⟨

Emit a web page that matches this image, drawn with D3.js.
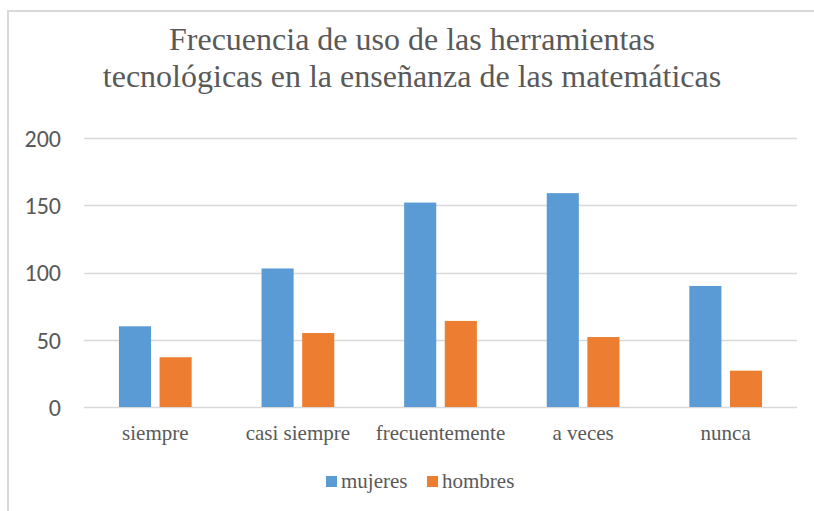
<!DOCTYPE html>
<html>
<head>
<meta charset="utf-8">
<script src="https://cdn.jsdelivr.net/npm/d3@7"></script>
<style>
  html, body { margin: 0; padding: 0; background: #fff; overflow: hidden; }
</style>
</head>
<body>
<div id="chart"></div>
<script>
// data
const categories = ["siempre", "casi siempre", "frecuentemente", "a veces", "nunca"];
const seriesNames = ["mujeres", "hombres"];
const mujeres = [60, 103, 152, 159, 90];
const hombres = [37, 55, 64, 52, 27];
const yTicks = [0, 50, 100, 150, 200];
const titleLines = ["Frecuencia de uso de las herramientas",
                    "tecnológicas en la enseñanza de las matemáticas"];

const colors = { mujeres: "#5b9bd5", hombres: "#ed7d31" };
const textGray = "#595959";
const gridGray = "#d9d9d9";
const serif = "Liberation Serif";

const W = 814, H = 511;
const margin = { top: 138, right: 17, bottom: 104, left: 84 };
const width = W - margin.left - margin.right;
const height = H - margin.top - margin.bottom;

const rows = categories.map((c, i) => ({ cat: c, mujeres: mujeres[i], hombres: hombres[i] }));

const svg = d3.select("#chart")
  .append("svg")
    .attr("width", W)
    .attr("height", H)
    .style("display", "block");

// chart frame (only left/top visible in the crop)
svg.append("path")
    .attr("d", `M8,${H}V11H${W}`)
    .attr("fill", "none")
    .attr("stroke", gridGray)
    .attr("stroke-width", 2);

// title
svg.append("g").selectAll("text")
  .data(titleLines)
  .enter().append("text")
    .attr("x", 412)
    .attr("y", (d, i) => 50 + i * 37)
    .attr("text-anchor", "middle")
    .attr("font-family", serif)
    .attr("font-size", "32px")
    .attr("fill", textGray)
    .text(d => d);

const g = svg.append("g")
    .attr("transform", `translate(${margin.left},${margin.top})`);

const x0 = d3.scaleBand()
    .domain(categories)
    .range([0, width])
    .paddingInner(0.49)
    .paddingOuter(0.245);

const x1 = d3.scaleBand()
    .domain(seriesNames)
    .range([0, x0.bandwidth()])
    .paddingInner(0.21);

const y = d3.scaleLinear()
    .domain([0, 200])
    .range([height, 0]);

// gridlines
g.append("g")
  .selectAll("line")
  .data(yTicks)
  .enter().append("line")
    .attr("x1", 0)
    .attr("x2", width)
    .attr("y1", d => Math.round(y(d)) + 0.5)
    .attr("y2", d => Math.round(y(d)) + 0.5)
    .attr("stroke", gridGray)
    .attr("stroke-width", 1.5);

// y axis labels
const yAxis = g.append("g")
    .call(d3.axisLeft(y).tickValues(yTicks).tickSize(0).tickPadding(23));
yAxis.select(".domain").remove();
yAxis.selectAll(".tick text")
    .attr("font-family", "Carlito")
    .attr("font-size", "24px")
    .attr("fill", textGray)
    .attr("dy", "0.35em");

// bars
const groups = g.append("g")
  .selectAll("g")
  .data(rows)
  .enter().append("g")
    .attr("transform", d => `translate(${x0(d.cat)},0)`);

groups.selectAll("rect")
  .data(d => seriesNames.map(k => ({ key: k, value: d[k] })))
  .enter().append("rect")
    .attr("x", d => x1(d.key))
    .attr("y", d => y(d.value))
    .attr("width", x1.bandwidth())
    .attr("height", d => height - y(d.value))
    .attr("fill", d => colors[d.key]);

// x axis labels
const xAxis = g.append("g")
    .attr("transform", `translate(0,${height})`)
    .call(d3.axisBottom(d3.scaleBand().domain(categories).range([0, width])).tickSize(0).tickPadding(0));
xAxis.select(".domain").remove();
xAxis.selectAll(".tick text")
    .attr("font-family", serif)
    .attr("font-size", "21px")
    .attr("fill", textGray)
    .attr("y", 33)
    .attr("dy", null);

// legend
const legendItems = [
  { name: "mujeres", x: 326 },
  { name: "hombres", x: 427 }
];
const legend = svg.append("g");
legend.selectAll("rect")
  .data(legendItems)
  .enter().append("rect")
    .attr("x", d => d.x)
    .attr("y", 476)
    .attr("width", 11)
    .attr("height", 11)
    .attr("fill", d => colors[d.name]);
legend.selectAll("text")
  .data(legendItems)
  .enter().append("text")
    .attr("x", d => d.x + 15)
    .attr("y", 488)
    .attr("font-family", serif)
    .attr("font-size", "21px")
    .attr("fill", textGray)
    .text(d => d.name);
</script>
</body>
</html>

⟩

- THE PROBLEM:
Return each line from the material above exactly, but not the pictures.

- WRITTEN SOLUTION:
Emit a web page that matches this image, drawn with D3.js.
<!DOCTYPE html>
<html>
<head>
<meta charset="utf-8">
<script src="https://cdn.jsdelivr.net/npm/d3@7"></script>
<style>
  html, body { margin: 0; padding: 0; background: #fff; overflow: hidden; }
</style>
</head>
<body>
<div id="chart"></div>
<script>
// data
const categories = ["siempre", "casi siempre", "frecuentemente", "a veces", "nunca"];
const seriesNames = ["mujeres", "hombres"];
const mujeres = [60, 103, 152, 159, 90];
const hombres = [37, 55, 64, 52, 27];
const yTicks = [0, 50, 100, 150, 200];
const titleLines = ["Frecuencia de uso de las herramientas",
                    "tecnológicas en la enseñanza de las matemáticas"];

const colors = { mujeres: "#5b9bd5", hombres: "#ed7d31" };
const textGray = "#595959";
const gridGray = "#d9d9d9";
const serif = "Liberation Serif";

const W = 814, H = 511;
const margin = { top: 138, right: 17, bottom: 104, left: 84 };
const width = W - margin.left - margin.right;
const height = H - margin.top - margin.bottom;

const rows = categories.map((c, i) => ({ cat: c, mujeres: mujeres[i], hombres: hombres[i] }));

const svg = d3.select("#chart")
  .append("svg")
    .attr("width", W)
    .attr("height", H)
    .style("display", "block");

// chart frame (only left/top visible in the crop)
svg.append("path")
    .attr("d", `M8,${H}V11H${W}`)
    .attr("fill", "none")
    .attr("stroke", gridGray)
    .attr("stroke-width", 2);

// title
svg.append("g").selectAll("text")
  .data(titleLines)
  .enter().append("text")
    .attr("x", 412)
    .attr("y", (d, i) => 50 + i * 37)
    .attr("text-anchor", "middle")
    .attr("font-family", serif)
    .attr("font-size", "32px")
    .attr("fill", textGray)
    .text(d => d);

const g = svg.append("g")
    .attr("transform", `translate(${margin.left},${margin.top})`);

const x0 = d3.scaleBand()
    .domain(categories)
    .range([0, width])
    .paddingInner(0.49)
    .paddingOuter(0.245);

const x1 = d3.scaleBand()
    .domain(seriesNames)
    .range([0, x0.bandwidth()])
    .paddingInner(0.21);

const y = d3.scaleLinear()
    .domain([0, 200])
    .range([height, 0]);

// gridlines
g.append("g")
  .selectAll("line")
  .data(yTicks)
  .enter().append("line")
    .attr("x1", 0)
    .attr("x2", width)
    .attr("y1", d => Math.round(y(d)) + 0.5)
    .attr("y2", d => Math.round(y(d)) + 0.5)
    .attr("stroke", gridGray)
    .attr("stroke-width", 1.5);

// y axis labels
const yAxis = g.append("g")
    .call(d3.axisLeft(y).tickValues(yTicks).tickSize(0).tickPadding(23));
yAxis.select(".domain").remove();
yAxis.selectAll(".tick text")
    .attr("font-family", "Carlito")
    .attr("font-size", "24px")
    .attr("fill", textGray)
    .attr("dy", "0.35em");

// bars
const groups = g.append("g")
  .selectAll("g")
  .data(rows)
  .enter().append("g")
    .attr("transform", d => `translate(${x0(d.cat)},0)`);

groups.selectAll("rect")
  .data(d => seriesNames.map(k => ({ key: k, value: d[k] })))
  .enter().append("rect")
    .attr("x", d => x1(d.key))
    .attr("y", d => y(d.value))
    .attr("width", x1.bandwidth())
    .attr("height", d => height - y(d.value))
    .attr("fill", d => colors[d.key]);

// x axis labels
const xAxis = g.append("g")
    .attr("transform", `translate(0,${height})`)
    .call(d3.axisBottom(d3.scaleBand().domain(categories).range([0, width])).tickSize(0).tickPadding(0));
xAxis.select(".domain").remove();
xAxis.selectAll(".tick text")
    .attr("font-family", serif)
    .attr("font-size", "21px")
    .attr("fill", textGray)
    .attr("y", 33)
    .attr("dy", null);

// legend
const legendItems = [
  { name: "mujeres", x: 326 },
  { name: "hombres", x: 427 }
];
const legend = svg.append("g");
legend.selectAll("rect")
  .data(legendItems)
  .enter().append("rect")
    .attr("x", d => d.x)
    .attr("y", 476)
    .attr("width", 11)
    .attr("height", 11)
    .attr("fill", d => colors[d.name]);
legend.selectAll("text")
  .data(legendItems)
  .enter().append("text")
    .attr("x", d => d.x + 15)
    .attr("y", 488)
    .attr("font-family", serif)
    .attr("font-size", "21px")
    .attr("fill", textGray)
    .text(d => d.name);
</script>
</body>
</html>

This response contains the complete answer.